Before we discuss Florida State’s recruiting class, I’d like to give you some context:
- Mark Stoops, Defensive Coordinator, left to be Head Coach at Kentucky.
- DJ Eliot, Defensive Line Coach, left to be Defensive Coordinator at Kentucky.
- Eddie Gran, Running Backs Coach, left to be Offensive Coordinator at Cincinatti.
- Dameyune Craig, Quarterbacks Coach, left to be Offensive Coordinator at Auburn.
- Greg Hudson, Linebackers Coach, left to be Defensive Coordinator at Purdue.
- James Coley, Offensive Coordinator, left to be (real) Offensive Coordinator at Miami.

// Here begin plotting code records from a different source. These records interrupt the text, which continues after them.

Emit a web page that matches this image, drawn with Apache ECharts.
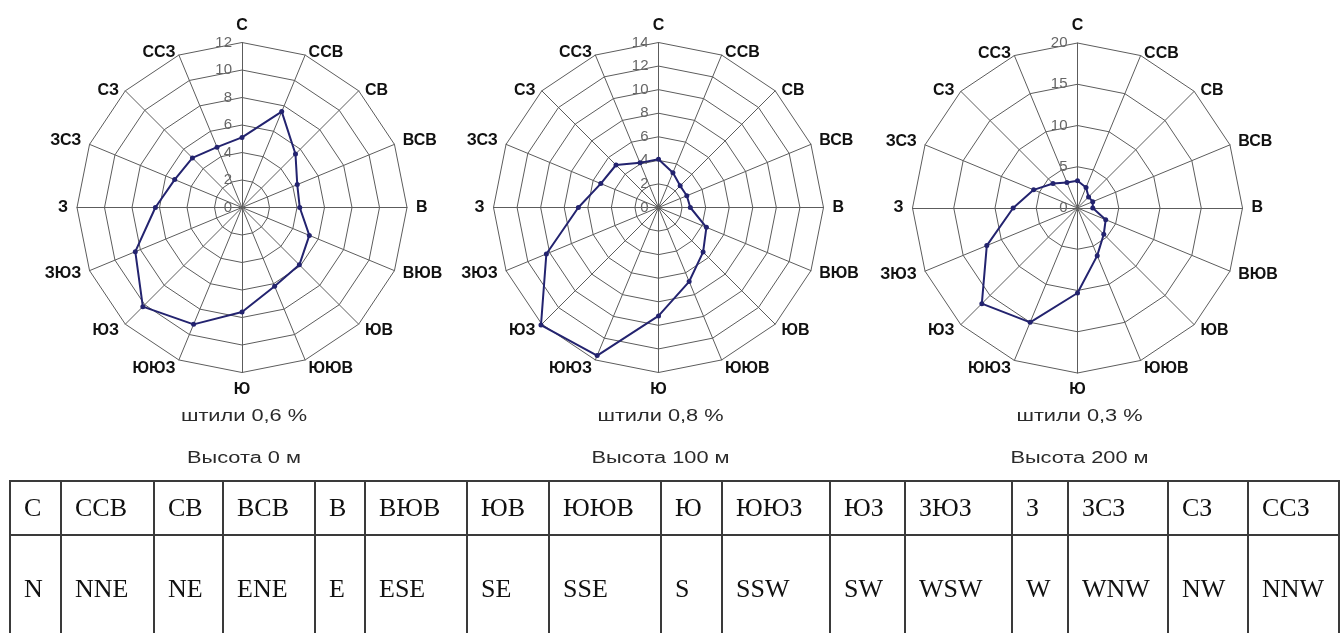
<!DOCTYPE html>
<html>
<head>
<meta charset="utf-8">
<script src="https://cdn.jsdelivr.net/npm/echarts@6/dist/echarts.min.js"></script>
<style>
  html, body { margin: 0; padding: 0; background: #fff; }
  #chart { position: absolute; left: 0; top: 0; width: 1340px; height: 633px; }
  #dirs {
    position: absolute; left: 9px; top: 480px;
    border-collapse: collapse; table-layout: fixed;
    font-family: "Liberation Serif", "Times New Roman", serif;
    font-size: 26px; color: #111;
  }
  #dirs td {
    border: 2px solid #3a3a3a; padding: 0 0 0 13px;
    vertical-align: middle; white-space: nowrap; overflow: hidden;
  }
</style>
</head>
<body>
<div id="chart"></div>
<table id="dirs"><colgroup id="cols"></colgroup><tbody id="rows"></tbody></table>
<script>
// Compass points, clockwise from north
const dirRu = ['С', 'ССВ', 'СВ', 'ВСВ', 'В', 'ВЮВ', 'ЮВ', 'ЮЮВ', 'Ю', 'ЮЮЗ', 'ЮЗ', 'ЗЮЗ', 'З', 'ЗСЗ', 'СЗ', 'ССЗ'];
const dirEn = ['N', 'NNE', 'NE', 'ENE', 'E', 'ESE', 'SE', 'SSE', 'S', 'SSW', 'SW', 'WSW', 'W', 'WNW', 'NW', 'NNW'];

// Wind direction frequency, %, clockwise from north
const freqH0   = [5.1, 7.55, 5.5, 4.35, 4.2, 5.3, 5.9, 6.2, 7.6, 9.2, 10.2, 8.4, 6.3, 5.3, 5.1, 4.75];
const freqH100 = [4.1, 3.2, 2.6, 2.6, 2.7, 4.4, 5.35, 6.8, 9.2, 13.6, 14.1, 10.3, 6.8, 5.3, 5.1, 4.1];
const freqH200 = [3.3, 2.7, 1.9, 2.0, 1.85, 3.7, 4.5, 6.25, 10.3, 15.0, 16.4, 11.9, 7.8, 5.75, 4.2, 3.35];

// Radial scale of each rose: top value and number of rings
const axisMax = [12, 14, 20];
const axisSplits = [6, 7, 4];

const calmText = ['штили 0,6 %', 'штили 0,8 %', 'штили 0,3 %'];
const heightText = ['Высота 0 м', 'Высота 100 м', 'Высота 200 м'];

// ---- layout ----
const series = [freqH0, freqH100, freqH200];
const centers = [[242, 207.5], [658.5, 207.5], [1077.5, 208]];
const RADIUS = 165;
const LINE = '#5c5c5c';
const ROSE = '#23236f';
const FONT = 'Liberation Sans, Arial, sans-serif';
const colEdges = [9, 60, 153, 222, 314, 364, 466, 548, 660, 721, 829, 904, 1011, 1067, 1167, 1247, 1338];

// ECharts lays radar indicators counter-clockwise, so walk the compass backwards
const ccwOrder = dirRu.map((_, i) => (16 - i) % 16);
// names on the upper diagonals sit a little lower, level with their spoke tips
const lowered = new Set(['ССВ', 'СВ', 'СЗ', 'ССЗ']);

const nameStyle = { color: '#111', fontFamily: FONT, fontWeight: 'bold', fontSize: 16 };

const chart = echarts.init(document.getElementById('chart'), null, { renderer: 'canvas' });

const radar = centers.map((c, k) => ({
  center: c,
  radius: RADIUS,
  startAngle: 90,
  shape: 'polygon',
  splitNumber: axisSplits[k],
  nameGap: 9,
  indicator: ccwOrder.map((d, j) => ({
    name: dirRu[d], min: 0, max: axisMax[k],
    axisLabel: { show: j === 0 }
  })),
  axisName: Object.assign({}, nameStyle, {
    formatter: name => lowered.has(name) ? '{lo|' + name + '}' : name,
    rich: { lo: Object.assign({ padding: [12, 0, 0, 0] }, nameStyle) }
  }),
  axisLine: { lineStyle: { color: LINE, width: 1 } },
  splitLine: { lineStyle: { color: LINE, width: 1 } },
  splitArea: { show: false },
  axisTick: { show: false },
  axisLabel: { show: false, color: '#666', fontSize: 15, fontFamily: FONT, margin: 10 }
}));

const roseSeries = series.map((vals, k) => ({
  type: 'radar',
  radarIndex: k,
  symbol: 'circle',
  symbolSize: 5,
  lineStyle: { color: ROSE, width: 2 },
  itemStyle: { color: ROSE },
  silent: true,
  data: [{ value: ccwOrder.map(d => vals[d]) }]
}));

// Captions under each rose
const captions = [];
centers.forEach((c, k) => {
  [[calmText[k], 416.5], [heightText[k], 458.7]].forEach(([txt, y]) => {
    captions.push({
      type: 'text', x: c[0] + 2, y: y, scaleX: 1.36, silent: true,
      style: {
        text: txt, x: 0, y: 0, textAlign: 'center', textVerticalAlign: 'middle',
        fill: '#2a2a2a', font: '16px "Liberation Sans", Arial, sans-serif'
      }
    });
  });
});

chart.setOption({
  animation: false,
  radar: radar,
  series: roseSeries,
  graphic: captions
});

// Direction name table
const cols = document.getElementById('cols');
for (let i = 0; i < dirRu.length; i++) {
  const col = document.createElement('col');
  col.style.width = (colEdges[i + 1] - colEdges[i]) + 'px';
  cols.appendChild(col);
}
const rows = document.getElementById('rows');
[[dirRu, 54], [dirEn, 108]].forEach(([labels, h]) => {
  const tr = document.createElement('tr');
  tr.style.height = h + 'px';
  labels.forEach(t => {
    const td = document.createElement('td');
    td.textContent = t;
    tr.appendChild(td);
  });
  rows.appendChild(tr);
});
</script>
</body>
</html>
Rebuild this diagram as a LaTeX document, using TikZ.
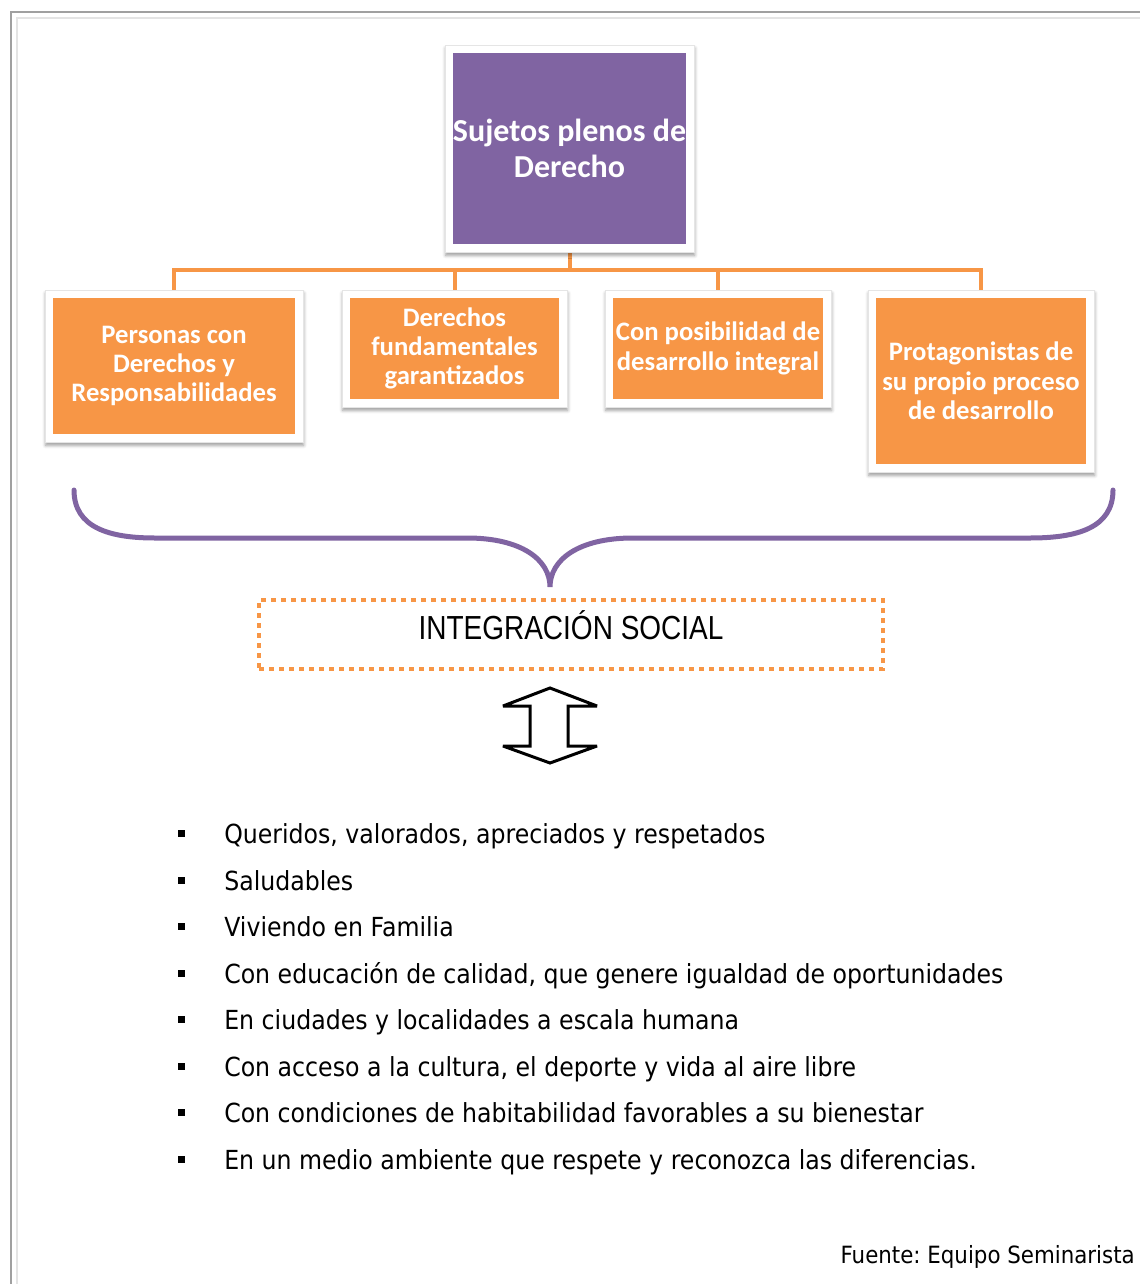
\documentclass[tikz,border=0pt]{standalone}
\usepackage{fontspec}
\setmainfont{DejaVu Sans}[FakeStretch=0.9]
\newfontfamily\boxfont{Carlito}
\newfontfamily\narrowfont{Liberation Sans}[FakeStretch=0.84]
\usepackage{xcolor}
\definecolor{rootpurple}{HTML}{8064A2}
\definecolor{branch}{HTML}{F79646}
\definecolor{frameline}{HTML}{A0A0A0}
\definecolor{framelight}{HTML}{E4E4E4}
\usetikzlibrary{shadows.blur}
\usetikzlibrary{backgrounds}

\begin{document}
\frenchspacing
\begin{tikzpicture}[x=0.75pt, y=-0.75pt,
    card/.style={fill=white, draw=black!10, line width=0.5pt, inner sep=0pt, outer sep=0pt, align=center, text=white,
        blur shadow={shadow xshift=0.5pt, shadow yshift=-2.5pt, shadow blur radius=2.5pt, shadow opacity=40},
        path picture={\fill[#1] ([xshift=6pt,yshift=-6pt]path picture bounding box.north west)
            rectangle ([xshift=-6pt,yshift=6pt]path picture bounding box.south east);}},
    leaf/.style={card=branch, font=\boxfont\bfseries\fontsize{20}{22}\selectfont},
    link/.style={draw=branch, line width=3pt},
    brace/.style={draw=rootpurple, line width=3.75pt, line cap=round},
    dot/.style={fill=black, minimum size=5.25pt, inner sep=0pt},
    item/.style={anchor=base west, inner sep=0pt, font=\fontsize{19.7}{22}\selectfont}]

    \useasboundingbox (0,0) rectangle (1140,1284);

    % page frame
    \draw[frameline, line width=1.5pt] (11,1284) -- (11,12) -- (1140,12);
    \draw[framelight, line width=1.5pt] (17,1284) -- (17,18) -- (1140,18);

    % hierarchy
    \node[card=rootpurple, minimum width=186.75pt, minimum height=155.25pt,
        font=\boxfont\bfseries\fontsize{24}{26.5}\selectfont] (root) at (569.5,148.5) {Sujetos plenos de\\Derecho};
    \node[leaf, minimum width=193.5pt, minimum height=114pt] (c1) at (174,366) {Personas con\\Derechos y\\Responsabilidades};
    \node[leaf, minimum width=168.75pt, minimum height=87.75pt] (c2) at (454.5,348.5) {Derechos\\fundamentales\\garantizados};
    \node[leaf, minimum width=169.5pt, minimum height=87.75pt] (c3) at (718,348.5) {Con posibilidad de\\desarrollo integral};
    \node[leaf, minimum width=169.5pt, minimum height=136.5pt] (c4) at (981,381) {Protagonistas de\\su propio proceso\\de desarrollo};

    \coordinate (bus) at (569.5,270);
    \begin{scope}[on background layer]
        \draw[link] (root.south) -- (bus);
        \foreach \c in {c1,c2,c3,c4}
            \draw[link] (bus) -| (\c.north);
    \end{scope}

    % brace
    \draw[brace] (74,490) .. controls (74,528) and (110,538) .. (155,538) -- (467,538)
        .. controls (522,538) and (550,560) .. (550,587)
        .. controls (550,560) and (578,538) .. (633,538) -- (1030,538)
        .. controls (1077,538) and (1113,528) .. (1113,490);

    \node[draw=branch, line width=3pt, dash pattern=on 3.75pt off 3.75pt, minimum width=468pt,
        minimum height=51.75pt, inner sep=0pt, font=\narrowfont\fontsize{25}{28}\selectfont]
        (integ) at (571,634.5) {\raisebox{-3.4pt}[0pt][0pt]{INTEGRACIÓN SOCIAL}};

    % up-down arrow
    \draw[line width=2.25pt, miter limit=4] (550,688) -- (597,706) -- (568,706) -- (568,746) -- (597,746)
        -- (550,763) -- (503,746) -- (530,746) -- (530,706) -- (503,706) -- cycle;

    % list
    \foreach \txt [count=\i] in {{Queridos, valorados, apreciados y respetados},
        Saludables,
        Viviendo en Familia,
        {Con educación de calidad, que genere igualdad de oportunidades},
        En ciudades y localidades a escala humana,
        {Con acceso a la cultura, el deporte y vida al aire libre},
        Con condiciones de habitabilidad favorables a su bienestar,
        En un medio ambiente que respete y reconozca las diferencias.} {
        \node[dot] (b\i) at (181.5, 833.7+46.5*\i-46.5) {};
        \node[item] (t\i) at (224, 843.7+46.5*\i-46.5) {\txt};
    }

    \node[anchor=base east, inner sep=0pt, font=\fontsize{17.8}{20}\selectfont] (source) at (1135,1263) {Fuente: Equipo Seminarista};

\end{tikzpicture}
\end{document}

A typical college football coaching staff has approximately 10 coaches. Head coach, offensive and defensive coordinators, and position coaches (quarterback, running back, wide receiver, tight end, offensive line, defensive line, linebackers, secondary). The list above represents the coaches Florida State lost in one off-season; the most recent defection to a rival, two weeks from signing day, hurt the most. As soon as Jimbo Fisher hires his last assistant, I will follow-up with profiles on each of the new coaches.
But let that last point sink in some—Jimbo didn’t just finalize this class without an assistant coach, but that assistant coach happened to be his best recruiter who recruits the Miami territory. And as he admitted in his post-signing day press conference, Jimbo found himself doing the grunt work for the home stretch.
After all the dust settled, Florida State signed another top 10 class. Many insiders are a touch disappointed because it could have been better. There were a few that got away, like Denver Kirkland (OL) and Stacy Coley (WR). More reason for concern is the lack of offensive line depth. Florida State easily expected to sign 5-6 offensive lineman and only came away with 3 true offensive lineman and, potentially, a tight-end turned tackle in a few years time. The rest of the class, however, is absolutely stacked.
The three best players in this class are on defense: Demarcus Walker (DE), Matthew Thomas (LB), and Jalen Ramsey (CB). All are blue chips and considered top 5 at their position. Meanwhile, Florida State’s seemingly singular focus on offense was speed. And a lot of it. For the second consecutive year, Florida State may have signed the fastest player in the country (last year it was Marvin Bracy, this year it is Kermit Whitfield). Bracy and Whitfield have broken all types of track records. Bracy is most known for his performance in this race. And for the naysayers, yes, he’s fast in pads, too. And I’d be remiss if I didn’t also show you Kermit Whitfield’s speed as well. Jimbo’s strategy seems simple: a big, punishing, suffocating defense and burning speed on offense. The SEC is awaiting a challenger to their style of smash mouth football but I think Jimbo is building the blueprint to challenge and break the paradigm.
And it all ties to the types of players Jimbo signs. Athletes. Smart kids with character. Some blue chippers, some with chips on their shoulder. This class will not go down as heralded as others, but these are handpicked players by Jimbo. They fit the blueprint to a T. This class also seems awfully reminiscent of FSU’s class of 2009 and 2010 — classes that are sending 13 players to the NFL combine. It was this group that finally turned the corner for the program. And each and every year, Jimbo just keeps adding to that foundation.
Lastly, looking around the rest of the ACC, and I’m sure my colleagues will correct me, it seems the top third of the conference is doing just fine in football performance. However, the bottom two-thirds of the conference turned in weak performances. I’m a little concerned by this. The ACC will get better contracts for having a solid top-to-bottom slate. The ACC is not capable of offering that right now, but then again, if you take away the SEC’s championship caliber teams, they aren’t all that different from the other conferences.